What makes Maya such a fascinating and enjoyable album is how dirty and noisy it is, and how it takes elements from MIA’s earlier albums and develops them into something new. You can see real progression, and some new influences coming together to evoke a big sweaty nightclub in Rio de Janeiro in which you can dance to the dub and reggae influences until exhaustion. The sounds are often distorted, synthetic and heavy, giving an energy to the album I find irresistible. Whilst most of the tracks may not have the immediate commercial appeal of Paper Planes, I have no doubt that Maya will only improve with further listens.

Beginning with The Message, the album opens in an unsurprisingly controversial manner. Despite being less than a minute long, it opens up a whole load of controversial ideas that will play out for the duration. “Google is connected to the government” reveals that although MIA has been reading one too many conspiracy theories, this is the statement of the album, which quickly moves into Steppin’ Up with its use of industrial sounds and lyrical dexterity that evokes earlier works “Rub ba dub dub” It shows a great confidence, with constant references to her name “MIA you know who I am” and claiming to ‘run the club’. The next track, XXXO, however is a surprise. More conventional and a bit softer in sound, though the lyrics are predictably confrontational, XXXO is a song the producers of Gossip Girl would crawl over their dying grandmothers to be able to use on their show. Yet, it is by no means a weak track. It improves with every listen and helps to show multiple sides of MIA.

The album progresses in an uncompromising fashion. The scale is bigger on tracks such as Tell Me Why which employs an African choir as backing, and the controversy surrounding the Born Free video does not detract from its raw power and energy. The personal feel continues throughout with lyrics such as “I fight the ones that fight me” in Lovalot and “All I ever wanted was my story to be told” in Story Be Told. This, mixed with a truly innovative approach to the music, creates an album that never lets up. It is uncompromising, controversial and hugely individual.

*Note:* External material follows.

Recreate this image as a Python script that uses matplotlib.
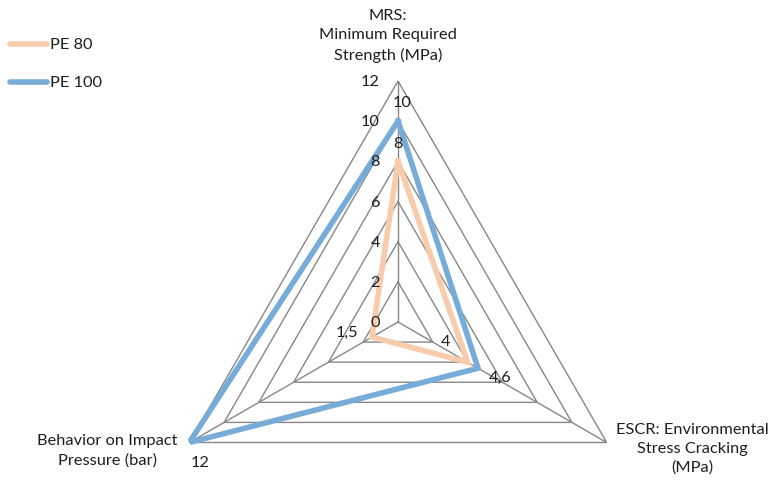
import numpy as np
import matplotlib
matplotlib.use("Agg")
import matplotlib.pyplot as plt

categories = ["MRS:\nMinimum Required\nStrength (MPa)",
              "ESCR: Environmental\nStress Cracking\n(MPa)",
              "Behavior on Impact\nPressure (bar)"]
series_names = ["PE 80", "PE 100"]
pe80 = [8, 4, 1.5]
pe100 = [10, 4.6, 12]
pe80_labels = ["8", "4", "1,5"]
pe100_labels = ["10", "4,6", "12"]
r_ticks = [0, 2, 4, 6, 8, 10, 12]

FONT = ["Lato", "DejaVu Sans"]
plt.rcParams["font.family"] = FONT
W, H, DPI = 771, 481, 100
fig = plt.figure(figsize=(W / DPI, H / DPI), dpi=DPI)

cx, cy, R = 398, 323, 241
ax = fig.add_axes([(cx - R) / W, (H - cy - R) / H, 2 * R / W, 2 * R / H], projection="polar")
ax.set_theta_zero_location("N")
ax.set_theta_direction(-1)
ax.set_ylim(0, 12)
ax.grid(False)
ax.set_xticks([])
ax.set_yticks([])
ax.spines["polar"].set_visible(False)
ax.patch.set_alpha(0)

n = len(categories)
angles = np.arange(n) * 2 * np.pi / n
closed = np.concatenate([angles, angles[:1]])

grid_c = "#878787"
for r in r_ticks[1:]:
    ax.plot(closed, [r] * (n + 1), color=grid_c, lw=1.0, zorder=1)
for a in angles:
    ax.plot([a, a], [0, r_ticks[-1]], color=grid_c, lw=1.0, zorder=1)

colors = ["#F8CBAD", "#78ACD8"]
for vals, col, name in zip([pe80, pe100], colors, series_names):
    ax.plot(closed, list(vals) + [vals[0]], color=col, lw=4.0, solid_joinstyle="miter",
            zorder=3 if name == "PE 80" else 2)

fs = 11.8
tc = "#1e1e1e"
for t in r_ticks:
    ax.annotate(str(t), xy=(0, t), xytext=(-13, 0), textcoords="offset points",
                ha="right", va="center", fontsize=fs, color=tc)

off80 = [(0, 13), (-16, 15), (-18, 4)]
off100 = [(3, 14), (16, -6), (8, -14)]
for vals, labs, offs in [(pe80, pe80_labels, off80), (pe100, pe100_labels, off100)]:
    for a, v, lab, o in zip(angles, vals, labs, offs):
        ax.annotate(lab, xy=(a, v), xytext=o, textcoords="offset points",
                    ha="center", va="center", fontsize=fs, color=tc, zorder=5)

# category labels
fig.text(388 / W, 1 - 36 / H, categories[0], ha="center", va="center", fontsize=fs,
         linespacing=1.45, color=tc)
fig.text(692 / W, 1 - 449 / H, categories[1], ha="center", va="center", fontsize=fs,
         linespacing=1.45, color=tc)
fig.text(107 / W, 1 - 451 / H, categories[2], ha="center", va="center", fontsize=fs,
         linespacing=1.45, color=tc)

# legend
lax = fig.add_axes([0, 0, 1, 1])
lax.set_xlim(0, W)
lax.set_ylim(H, 0)
lax.axis("off")
for i, (name, col) in enumerate(zip(series_names, colors)):
    y = 45 + 38 * i
    lax.plot([10, 47], [y, y], color=col, lw=4.0, solid_capstyle="round")
    lax.text(50, y, name, ha="left", va="center", fontsize=fs, color=tc)

fig.savefig("out.png", dpi=DPI)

MIA will always be a fascinating, crazy contradiction of an artist. She is at once anti-establishment yet she has a huge and sometimes mainstream following. She riles against injustice but lives a comfortable existence. She claims the evils of the internet and new technology with her claims about iPhones and Google, yet she releases her tracks early on myspace. But you know what? I don’t care. I love that she talks rubbish and has a fierce opinion. She’s a bloody great musician and this is a bloody great album. It’ll go down as one of the most exciting and innovative of the year. My advice? Even if you think she’s a knob, listen to it, she makes some damn good tunes.